Как уже говорилось, искусство цирка продолжало сохранять и репродуцировать авангардные черты и в последующие эпохи. Но цирковая система во всем мире сделалась к середине XX века настолько совершенной, что цирк почти превратился из искусства в виртуозное ремесло. В ситуации творческого тупика в 1950-е годы западные артисты цирка начали объединяться с хиппи, создавая уличные театры[361]. И в России развивались уличные цирковые кавалькады, театры и шоу, важной составляющей которых было участие в представлении зрителей, спонтанно превращавшихся по ходу действия в его участников. Так, в октябре 1957 года в течение нескольких дней проходила праздничная цирковая кавалькада «Москва – Донбасс – Кубань», посвященная сорокалетию революции. Примечательно, что первое выступление ее участников, сначала проехавших по центральным московским улицам, состоялось во время обеденного перерыва в одном из цехов московского автозавода им. Лихачева. Артисты при этом оказались в роли зрителей, а зрители – в роли артистов. Один рецензент, подробно описывая кавалькаду, отмечал, что рабочие «бурно аплодировали мастерам цирка, дружно смеялись шуткам клоуна». Вместе с тем и «артисты цирка с волнением наблюдали происходящее», когда на импровизированную сцену поднялся рабочий-оратор с предложением выпустить в честь юбилея «сверх плана 500 холодильников»[362]. Волнение артистов, слушающих обещание оратора, сопоставимо с чувствами зрителей в момент ожидания невероятного фокуса. Сцена сливается с трибуной на том основании, что все происходит «по-настоящему». Подобно тому как циркач не только вводит параллельную реальность, но и преображая существующую, рабочий призывает слушателей «принять повышенное соцобязательство», т. е. бросить типичный для цирка вызов законам человеческой природы и привычки.

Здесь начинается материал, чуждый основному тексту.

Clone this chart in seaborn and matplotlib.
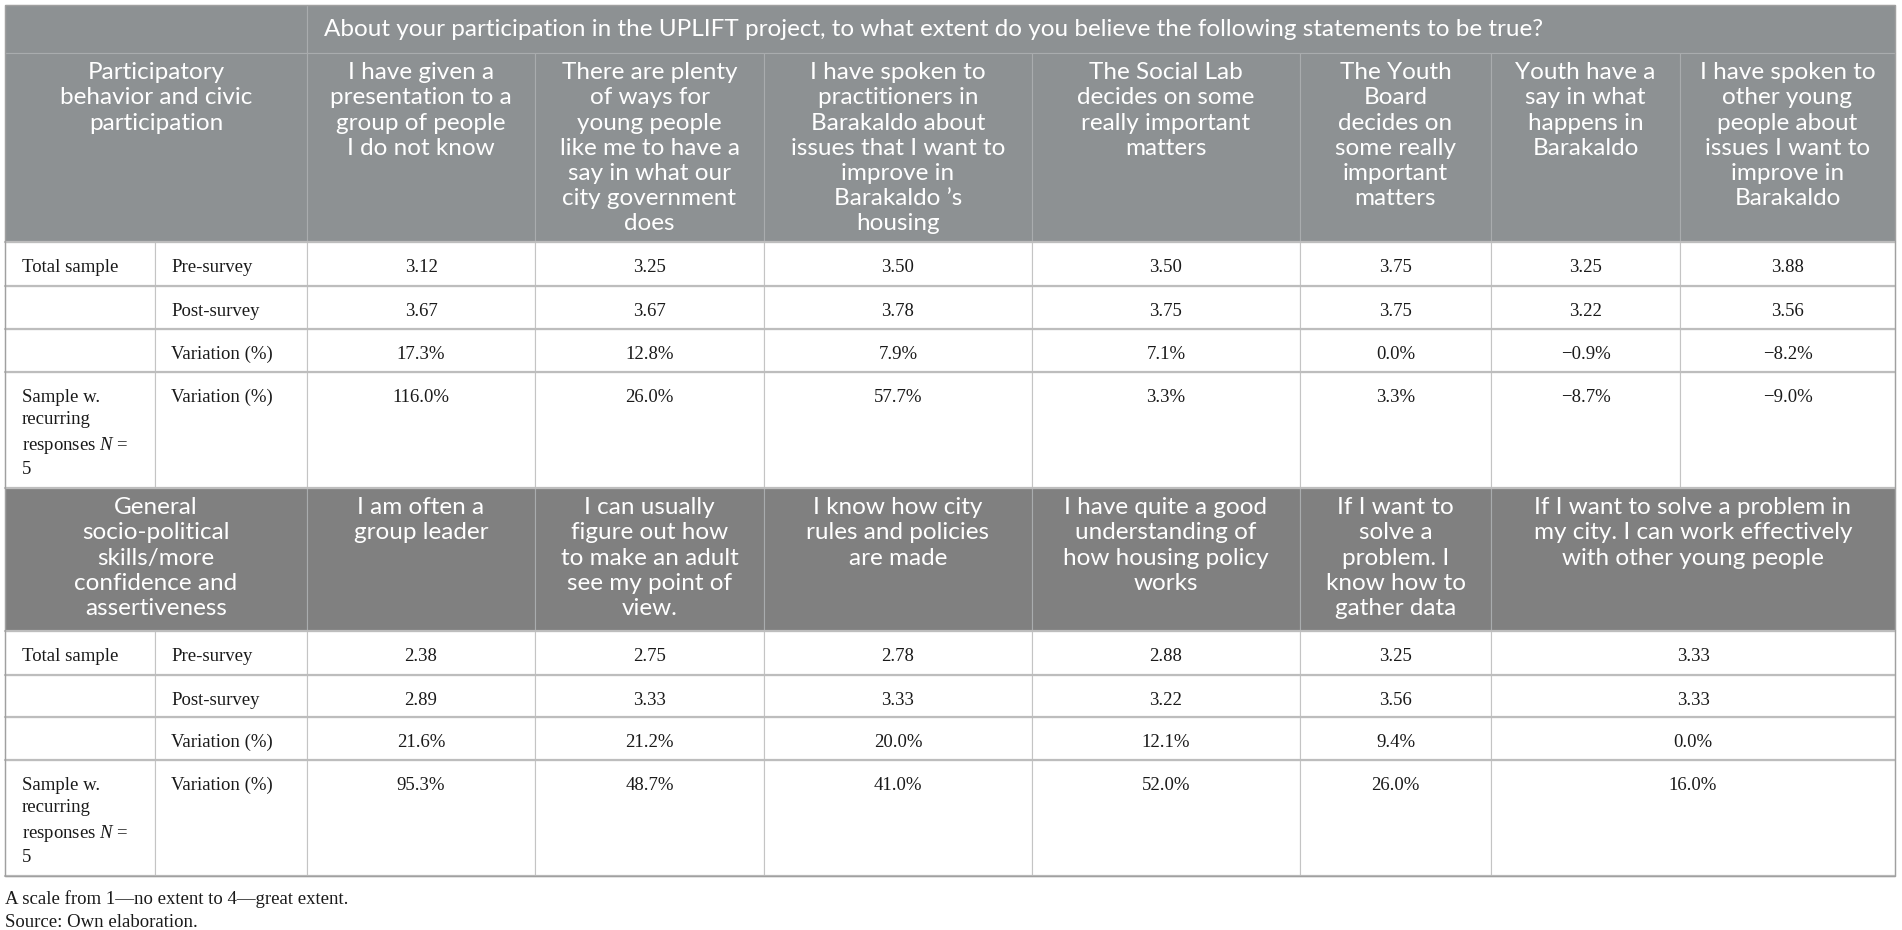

В конце 1970-х годов Вячеслав Полунин, обратившись к традициям бродячего цирка, создал театр «Лицедеи», сценой которого оказывались не только мюзик-холлы и стадионы, но и улицы, витрины магазинов, трамваи, парки, ступеньки дворцов, соборные площади. Десять лет спустя этот театр трансформировался в театральный город на колесах под названием «Караван мира», обошедший в течение полугода многие города Европы; тем самым Полунин реализовал уникальную идею европейского фестиваля уличных театров. Следом за тем он создал «Академию дураков», возрождавшую идеи карнавала в культуре, и программу «сНЕЖНОЕ шоу», кочующую по всему миру по сей день. Уличные театры Полунина перестраивают отношения между артистом и зрителем и одновременно восстанавливают прежние связи: в них сохраняется память о балаганных народных представлениях, о «политических каруселях» 1920-х годов и даже о «хождениях в народ».

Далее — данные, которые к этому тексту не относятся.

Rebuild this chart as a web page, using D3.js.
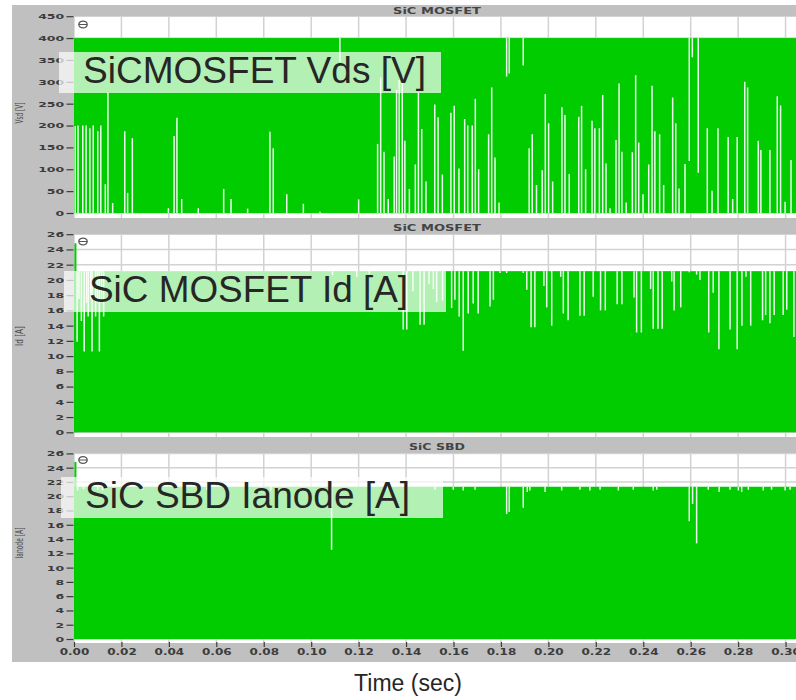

Один из ярких вариантов цирковой пантомимы под открытым небом был представлен в 1996 году на Красной площади во время Первого всемирного фестиваля циркового искусства в Москве. На всем пространстве Красной площади на фоне декораций, воспроизводивших наиболее значительные памятники культуры, развернулись цирковые манежи, на которых выступали артисты самых разных жанров. Площадь «превратилась на несколько дней в гигантский цирк-шапито»[363]. Этот факт был подтвержден в обращении тогдашнего президента России Бориса Ельцина к участникам и гостям фестиваля: «Сегодня Красная площадь Москвы принадлежит цирковому искусству»[364]. Таким образом, центр столицы конца XX века слился с цирковой ареной, воплотив на короткое время утопические проекты русского авангарда.
4.2. Цирковой трюк и телесный код нового героя в немом советском кинематографе
Если цирк, несмотря на многочисленные политические эксперименты, так и не утвердился в первой трети XX века в качестве искусства государственной репрезентативности, то кинематограф, напротив, очень быстро был признан институцией, постулирующей посредством языка художественных образов идеи советского государства[365]. В идеологических целях с 1918 года выпускались короткометражные агитфильмы (автором сценария первого такого фильма – «Уплотнение» – был Луначарский); всего их вышло около пятидесяти («Красноармеец, кто твой враг?», «Мир хижинам – война дворцам!», «Серп и молот» и другие). Однако одних агиток было недостаточно для просветительских и политико-пропагандистских целей большевистского режима; советская власть нуждалась в игровом кино[366]. Именно художественному кинематографу предстояло найти образные формы репрезентации революции и ее героев. Примечательно, что в 1920-е годы ведущий немецкий критик Альфред Керр, восторгаясь русским кинематографом, охарактеризовал его в качестве «искусства фантастической правды», способного приводить массы в движение[367].